Yesterday, Thomas Noble became the second rapist to be put behind bars by Cleveland Police as a result of Operation Advance, which was set up in 2004 and which has had more than a dozen successes nationwide.

Noble was jailed for five years for the attack on a single mother in Newham Grange Park - known locally as Monkey Tree Park - in Stockton, in summer 1997.

The 32-year-old victim was walking home in the early hours of June 14 when Noble forced her off the path and down a grassy bank.

Teesside Crown Court heard how Noble, then aged 36 and in a relationship, grabbed her by the throat and threatened to harm her.

During the attack, which lasted more than an hour, the victim tried to struggle free, but Noble began to strangle her, and warned: "I've hit women before."

When he released her, he said: "I've just raped you. You are going to tell the police."

Rod Hunt, prosecuting, told the court the victim tried to calm Noble by saying she would not report the attack, but as soon as he had gone, she went to a public call box and rang 999.

Noble was arrested last year after a scientific breakthrough linked him to the crime.
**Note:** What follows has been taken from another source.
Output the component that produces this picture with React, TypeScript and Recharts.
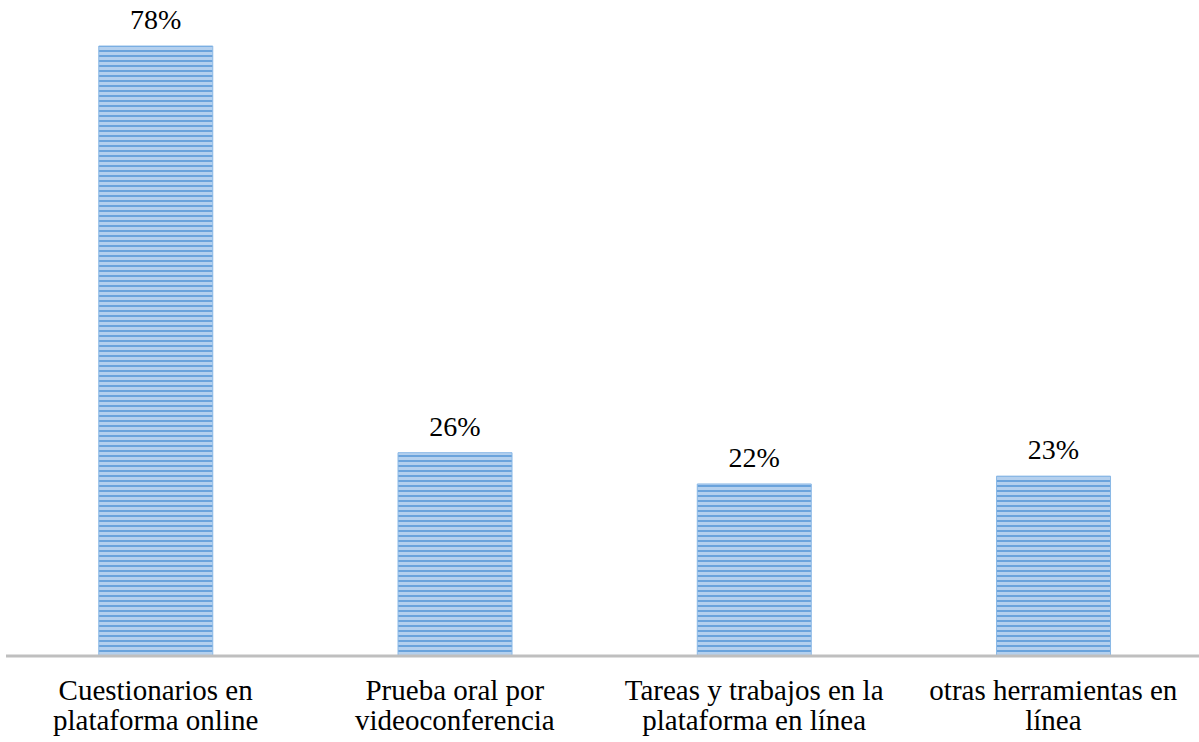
import React from "react";
import { BarChart, Bar, XAxis, YAxis, LabelList } from "recharts";

const categories = [
  "Cuestionarios en plataforma online",
  "Prueba oral por videoconferencia",
  "Tareas y trabajos en la plataforma en línea",
  "otras herramientas en línea",
];
const tickLines = [
  ["Cuestionarios en", "plataforma online"],
  ["Prueba oral por", "videoconferencia"],
  ["Tareas y trabajos en la", "plataforma en línea"],
  ["otras herramientas en", "línea"],
];
const values = [78, 26, 22, 23];

const data = categories.map((c, i) => ({ name: c, value: values[i] }));

const FONT = "'Liberation Serif', 'Times New Roman', serif";

const Tick = (props: any) => {
  const { x, index } = props;
  const lines = tickLines[index] || [];
  return (
    <g>
      <text x={x} y={700} textAnchor="middle" fontFamily={FONT} fontSize={29} fill="#000">
        {lines.map((l, i) => (
          <tspan key={i} x={x} y={700 + i * 30}>
            {l}
          </tspan>
        ))}
      </text>
    </g>
  );
};

const ValueLabel = (props: any) => {
  const { x, y, width, value } = props;
  return (
    <text x={x + width / 2} y={y - 17} textAnchor="middle" fontFamily={FONT} fontSize={28} fill="#000">
      {`${value}%`}
    </text>
  );
};

export default function App() {
  return (
    <div style={{ position: "absolute", left: 0, top: 0, width: 1199, height: 742, overflow: "hidden", background: "#fff" }}>
      <BarChart
        width={1210}
        height={742}
        data={data}
        margin={{ top: 30.4, right: 7, left: 6, bottom: 0 }}
        barCategoryGap="31%"
      >
        <defs>
          <pattern id="stripes" width="8" height="5" patternUnits="userSpaceOnUse">
            <rect x="0" y="0" width="8" height="5" fill="#b4d0ee" />
            <rect x="0" y="0" width="8" height="2" fill="#6aa3dc" />
          </pattern>
        </defs>
        <XAxis
          dataKey="name"
          height={86}
          axisLine={{ stroke: "#bfbfbf", strokeWidth: 3 }}
          tickLine={false}
          interval={0}
          tick={<Tick />}
        />
        <YAxis hide domain={[0, 80]} />
        <Bar dataKey="value" fill="url(#stripes)" stroke="#8ab8e6" strokeWidth={1} isAnimationActive={false}>
          <LabelList dataKey="value" content={<ValueLabel />} />
        </Bar>
      </BarChart>
    </div>
  );
}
He admitted rape, at Teesside Crown Court last month.

After the hearing, Detective Superintendent Tony Hutchinson, of Cleveland Police, said that more than 80 cases, dating back to the late Seventies, were being re-opened.

Northumbria Police has its own Operation Phoenix, which is re-examining a series of unsolved sex attacks between 1985 and 1999 while Durham Constabulary is also using the Forensic Science Service.

North Yorkshire Police looked at 18 unsolved cases across the county after the launch of Operation Advance, and two of them have been re-opened after breakthroughs.

Det Supt Hutchinson told The Northern Echo: "People who have committed serious crimes such as these many years ago and think they have got away with it should think again.

"It is extremely satisfying to knock on the door of an offender when their past catches up with them and while that might not happen in the next week or month or even in the course of the next 12 months there is a possibility we will be coming."

Robin Denny, mitigating, said Noble had consumed a lot of alcohol before the attack and had not lain in wait for his victim, and initially thought she was consenting to sex.

But Judge Les Spittle told Noble: "This act was a brutal, degrading and painful experience and it must have been manifestly obvious to you that she was not consenting."

Det Supt Hutchinson said: "The outcome of this case means the victim can have closure.

"She has spent more than nine years wondering if every man she passes in the street is the one who attacked her.

"She now hopes to put her terrible ordeal behind her and get on with the rest of her life."